• EXERCISE DESCRIPTION: Repeat everything from the first line of the listing below through the line that contains "const refTicks = ['1.500', '1.510'];", exactly. Leave out pictures.

• AVAILABLE DATA:
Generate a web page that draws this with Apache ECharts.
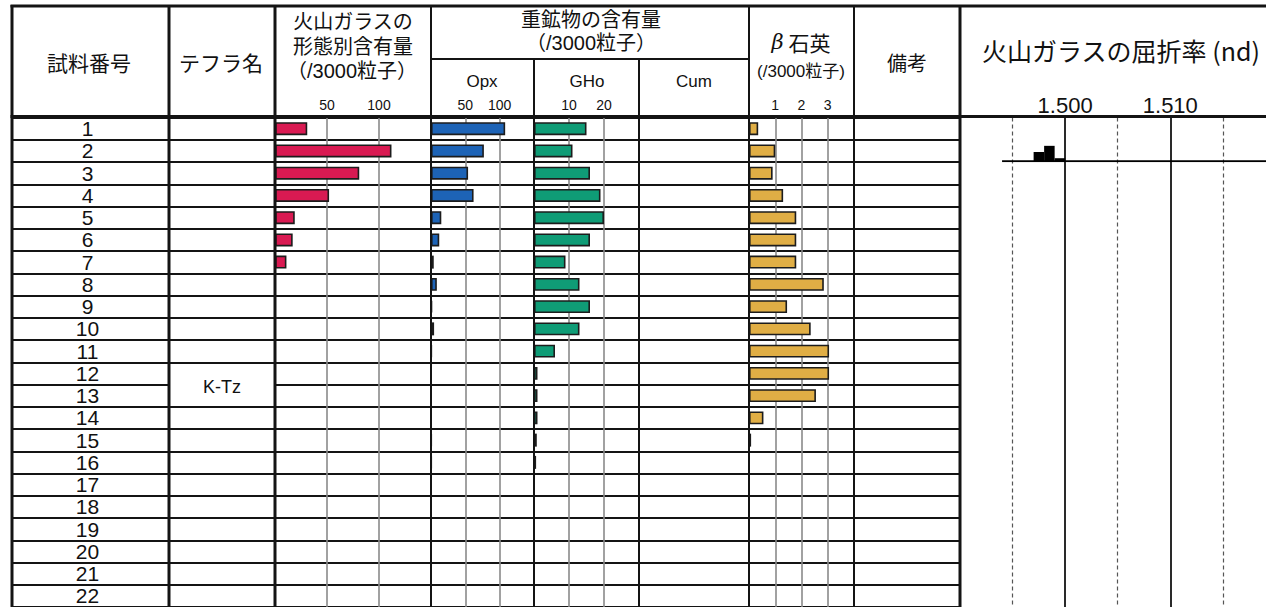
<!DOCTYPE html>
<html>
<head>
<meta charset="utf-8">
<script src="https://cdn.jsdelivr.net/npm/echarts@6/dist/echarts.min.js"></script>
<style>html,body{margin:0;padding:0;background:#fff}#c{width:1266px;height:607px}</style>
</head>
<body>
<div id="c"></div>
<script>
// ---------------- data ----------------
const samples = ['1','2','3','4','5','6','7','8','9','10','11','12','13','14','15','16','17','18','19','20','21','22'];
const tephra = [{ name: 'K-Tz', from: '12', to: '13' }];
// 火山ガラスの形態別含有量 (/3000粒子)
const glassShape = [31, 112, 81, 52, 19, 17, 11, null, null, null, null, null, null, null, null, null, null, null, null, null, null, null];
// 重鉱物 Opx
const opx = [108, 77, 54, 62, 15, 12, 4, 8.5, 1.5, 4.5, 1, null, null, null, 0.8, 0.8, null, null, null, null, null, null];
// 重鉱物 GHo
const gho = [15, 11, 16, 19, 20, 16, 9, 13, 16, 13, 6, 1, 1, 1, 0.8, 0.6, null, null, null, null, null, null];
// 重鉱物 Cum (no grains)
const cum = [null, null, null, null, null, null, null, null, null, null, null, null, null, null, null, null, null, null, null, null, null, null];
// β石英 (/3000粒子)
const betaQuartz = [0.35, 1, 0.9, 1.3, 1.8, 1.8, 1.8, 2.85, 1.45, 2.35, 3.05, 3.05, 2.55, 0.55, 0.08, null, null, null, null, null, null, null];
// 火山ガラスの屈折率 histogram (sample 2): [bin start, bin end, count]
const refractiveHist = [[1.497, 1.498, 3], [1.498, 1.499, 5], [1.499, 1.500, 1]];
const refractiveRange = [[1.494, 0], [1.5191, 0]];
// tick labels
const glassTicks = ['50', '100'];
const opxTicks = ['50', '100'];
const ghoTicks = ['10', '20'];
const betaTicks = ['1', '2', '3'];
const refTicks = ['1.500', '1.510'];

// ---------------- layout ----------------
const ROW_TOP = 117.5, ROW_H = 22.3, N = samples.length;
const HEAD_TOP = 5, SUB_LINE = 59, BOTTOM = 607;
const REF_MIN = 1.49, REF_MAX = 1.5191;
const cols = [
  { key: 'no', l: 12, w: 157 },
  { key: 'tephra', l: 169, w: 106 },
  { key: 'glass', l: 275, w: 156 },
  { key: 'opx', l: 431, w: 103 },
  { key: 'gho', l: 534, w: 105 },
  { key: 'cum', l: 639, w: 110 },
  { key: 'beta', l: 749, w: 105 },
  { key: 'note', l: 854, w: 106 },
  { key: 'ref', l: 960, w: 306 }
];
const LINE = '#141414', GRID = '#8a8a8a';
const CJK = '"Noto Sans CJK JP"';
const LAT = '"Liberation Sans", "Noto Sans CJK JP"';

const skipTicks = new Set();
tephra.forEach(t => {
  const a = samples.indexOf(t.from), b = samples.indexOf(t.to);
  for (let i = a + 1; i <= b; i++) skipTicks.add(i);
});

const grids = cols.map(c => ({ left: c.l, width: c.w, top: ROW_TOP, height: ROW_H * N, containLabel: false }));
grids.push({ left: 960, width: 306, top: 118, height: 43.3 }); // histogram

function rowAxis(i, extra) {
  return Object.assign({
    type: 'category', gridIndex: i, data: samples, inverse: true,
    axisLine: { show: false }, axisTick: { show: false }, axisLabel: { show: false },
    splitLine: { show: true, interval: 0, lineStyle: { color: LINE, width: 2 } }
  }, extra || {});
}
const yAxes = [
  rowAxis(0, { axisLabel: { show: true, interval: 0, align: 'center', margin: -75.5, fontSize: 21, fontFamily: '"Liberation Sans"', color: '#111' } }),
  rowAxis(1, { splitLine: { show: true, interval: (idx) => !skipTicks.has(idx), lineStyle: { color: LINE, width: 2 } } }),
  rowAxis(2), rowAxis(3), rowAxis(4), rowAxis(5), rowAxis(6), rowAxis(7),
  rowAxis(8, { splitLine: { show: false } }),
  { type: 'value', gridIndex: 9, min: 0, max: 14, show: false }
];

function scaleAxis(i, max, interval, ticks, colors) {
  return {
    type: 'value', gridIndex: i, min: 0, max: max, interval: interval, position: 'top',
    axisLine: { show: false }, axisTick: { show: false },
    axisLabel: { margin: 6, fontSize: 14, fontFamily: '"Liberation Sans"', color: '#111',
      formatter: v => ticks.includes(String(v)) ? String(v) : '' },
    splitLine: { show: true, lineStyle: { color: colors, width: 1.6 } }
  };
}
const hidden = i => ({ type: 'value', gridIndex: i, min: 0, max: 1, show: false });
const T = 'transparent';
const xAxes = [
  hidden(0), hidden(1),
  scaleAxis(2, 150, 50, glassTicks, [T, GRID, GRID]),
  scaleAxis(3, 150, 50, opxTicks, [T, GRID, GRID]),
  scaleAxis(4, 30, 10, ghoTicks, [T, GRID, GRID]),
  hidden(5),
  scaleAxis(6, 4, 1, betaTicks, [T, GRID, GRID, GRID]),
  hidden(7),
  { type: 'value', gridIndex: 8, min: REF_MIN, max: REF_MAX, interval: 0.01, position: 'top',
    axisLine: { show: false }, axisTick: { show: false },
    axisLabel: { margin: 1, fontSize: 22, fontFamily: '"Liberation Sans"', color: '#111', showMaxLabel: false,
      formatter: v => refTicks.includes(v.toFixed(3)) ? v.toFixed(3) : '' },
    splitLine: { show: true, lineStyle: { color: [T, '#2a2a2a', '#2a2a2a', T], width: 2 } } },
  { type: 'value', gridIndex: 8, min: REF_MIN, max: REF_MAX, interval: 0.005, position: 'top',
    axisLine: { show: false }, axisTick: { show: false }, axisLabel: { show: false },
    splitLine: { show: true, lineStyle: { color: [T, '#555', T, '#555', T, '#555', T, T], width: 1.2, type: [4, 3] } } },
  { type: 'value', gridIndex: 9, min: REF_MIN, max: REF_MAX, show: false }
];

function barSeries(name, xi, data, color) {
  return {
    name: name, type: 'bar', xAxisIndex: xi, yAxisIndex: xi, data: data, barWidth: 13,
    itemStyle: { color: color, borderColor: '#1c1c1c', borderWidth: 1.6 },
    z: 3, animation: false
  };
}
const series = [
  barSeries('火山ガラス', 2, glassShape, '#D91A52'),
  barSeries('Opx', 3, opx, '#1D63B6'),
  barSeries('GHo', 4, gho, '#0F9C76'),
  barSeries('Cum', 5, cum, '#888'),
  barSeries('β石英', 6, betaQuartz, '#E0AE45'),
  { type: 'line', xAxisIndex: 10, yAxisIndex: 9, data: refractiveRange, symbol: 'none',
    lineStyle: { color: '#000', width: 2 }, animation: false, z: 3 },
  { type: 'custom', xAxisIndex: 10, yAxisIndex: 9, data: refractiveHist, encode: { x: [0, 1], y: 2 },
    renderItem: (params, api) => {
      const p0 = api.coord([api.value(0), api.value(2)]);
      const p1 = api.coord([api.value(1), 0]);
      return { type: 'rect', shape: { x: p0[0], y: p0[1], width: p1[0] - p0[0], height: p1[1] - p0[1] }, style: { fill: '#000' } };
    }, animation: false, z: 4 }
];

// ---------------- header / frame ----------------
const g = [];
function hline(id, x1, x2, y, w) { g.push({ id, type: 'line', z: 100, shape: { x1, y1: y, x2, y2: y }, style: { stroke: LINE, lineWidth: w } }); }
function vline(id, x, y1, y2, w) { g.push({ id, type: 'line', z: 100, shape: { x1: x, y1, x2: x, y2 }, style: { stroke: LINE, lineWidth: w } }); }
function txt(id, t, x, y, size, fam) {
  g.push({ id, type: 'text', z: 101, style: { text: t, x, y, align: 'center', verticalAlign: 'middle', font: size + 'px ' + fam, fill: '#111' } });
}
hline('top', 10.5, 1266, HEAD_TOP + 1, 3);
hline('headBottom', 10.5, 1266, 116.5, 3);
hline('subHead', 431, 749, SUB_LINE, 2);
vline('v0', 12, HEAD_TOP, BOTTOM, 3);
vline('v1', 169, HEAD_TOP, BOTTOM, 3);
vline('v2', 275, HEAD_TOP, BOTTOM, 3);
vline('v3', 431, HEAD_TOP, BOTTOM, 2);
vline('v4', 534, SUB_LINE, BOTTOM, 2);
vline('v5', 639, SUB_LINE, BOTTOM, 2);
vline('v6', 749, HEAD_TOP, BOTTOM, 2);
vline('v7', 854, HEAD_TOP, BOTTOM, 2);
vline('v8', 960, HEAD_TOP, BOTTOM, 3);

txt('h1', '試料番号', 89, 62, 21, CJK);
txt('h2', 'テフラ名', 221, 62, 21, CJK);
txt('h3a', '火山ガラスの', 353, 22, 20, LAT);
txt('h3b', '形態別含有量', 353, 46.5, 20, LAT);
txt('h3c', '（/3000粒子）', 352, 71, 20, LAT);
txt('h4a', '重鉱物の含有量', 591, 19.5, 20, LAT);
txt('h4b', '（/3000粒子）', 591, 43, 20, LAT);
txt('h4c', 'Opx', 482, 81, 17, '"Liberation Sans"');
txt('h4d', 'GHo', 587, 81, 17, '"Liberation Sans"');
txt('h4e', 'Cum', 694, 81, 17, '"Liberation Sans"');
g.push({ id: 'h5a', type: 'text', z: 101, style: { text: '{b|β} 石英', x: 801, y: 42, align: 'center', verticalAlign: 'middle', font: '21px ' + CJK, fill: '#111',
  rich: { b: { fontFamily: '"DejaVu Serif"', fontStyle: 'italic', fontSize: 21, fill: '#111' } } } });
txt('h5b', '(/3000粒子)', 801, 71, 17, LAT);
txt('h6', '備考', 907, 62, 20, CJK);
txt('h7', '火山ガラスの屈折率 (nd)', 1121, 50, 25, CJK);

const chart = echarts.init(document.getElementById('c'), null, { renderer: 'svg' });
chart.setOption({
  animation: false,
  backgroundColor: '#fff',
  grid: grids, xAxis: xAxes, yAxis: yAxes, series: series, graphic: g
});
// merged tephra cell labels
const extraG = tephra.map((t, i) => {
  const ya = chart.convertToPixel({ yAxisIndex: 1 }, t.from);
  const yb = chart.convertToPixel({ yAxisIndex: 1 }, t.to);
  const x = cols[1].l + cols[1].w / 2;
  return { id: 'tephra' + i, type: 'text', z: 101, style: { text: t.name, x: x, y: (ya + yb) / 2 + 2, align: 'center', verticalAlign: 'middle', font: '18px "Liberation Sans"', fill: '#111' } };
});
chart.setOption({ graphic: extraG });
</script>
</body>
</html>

• FINISHED TASK:
Generate a web page that draws this with Apache ECharts.
<!DOCTYPE html>
<html>
<head>
<meta charset="utf-8">
<script src="https://cdn.jsdelivr.net/npm/echarts@6/dist/echarts.min.js"></script>
<style>html,body{margin:0;padding:0;background:#fff}#c{width:1266px;height:607px}</style>
</head>
<body>
<div id="c"></div>
<script>
// ---------------- data ----------------
const samples = ['1','2','3','4','5','6','7','8','9','10','11','12','13','14','15','16','17','18','19','20','21','22'];
const tephra = [{ name: 'K-Tz', from: '12', to: '13' }];
// 火山ガラスの形態別含有量 (/3000粒子)
const glassShape = [31, 112, 81, 52, 19, 17, 11, null, null, null, null, null, null, null, null, null, null, null, null, null, null, null];
// 重鉱物 Opx
const opx = [108, 77, 54, 62, 15, 12, 4, 8.5, 1.5, 4.5, 1, null, null, null, 0.8, 0.8, null, null, null, null, null, null];
// 重鉱物 GHo
const gho = [15, 11, 16, 19, 20, 16, 9, 13, 16, 13, 6, 1, 1, 1, 0.8, 0.6, null, null, null, null, null, null];
// 重鉱物 Cum (no grains)
const cum = [null, null, null, null, null, null, null, null, null, null, null, null, null, null, null, null, null, null, null, null, null, null];
// β石英 (/3000粒子)
const betaQuartz = [0.35, 1, 0.9, 1.3, 1.8, 1.8, 1.8, 2.85, 1.45, 2.35, 3.05, 3.05, 2.55, 0.55, 0.08, null, null, null, null, null, null, null];
// 火山ガラスの屈折率 histogram (sample 2): [bin start, bin end, count]
const refractiveHist = [[1.497, 1.498, 3], [1.498, 1.499, 5], [1.499, 1.500, 1]];
const refractiveRange = [[1.494, 0], [1.5191, 0]];
// tick labels
const glassTicks = ['50', '100'];
const opxTicks = ['50', '100'];
const ghoTicks = ['10', '20'];
const betaTicks = ['1', '2', '3'];
const refTicks = ['1.500', '1.510'];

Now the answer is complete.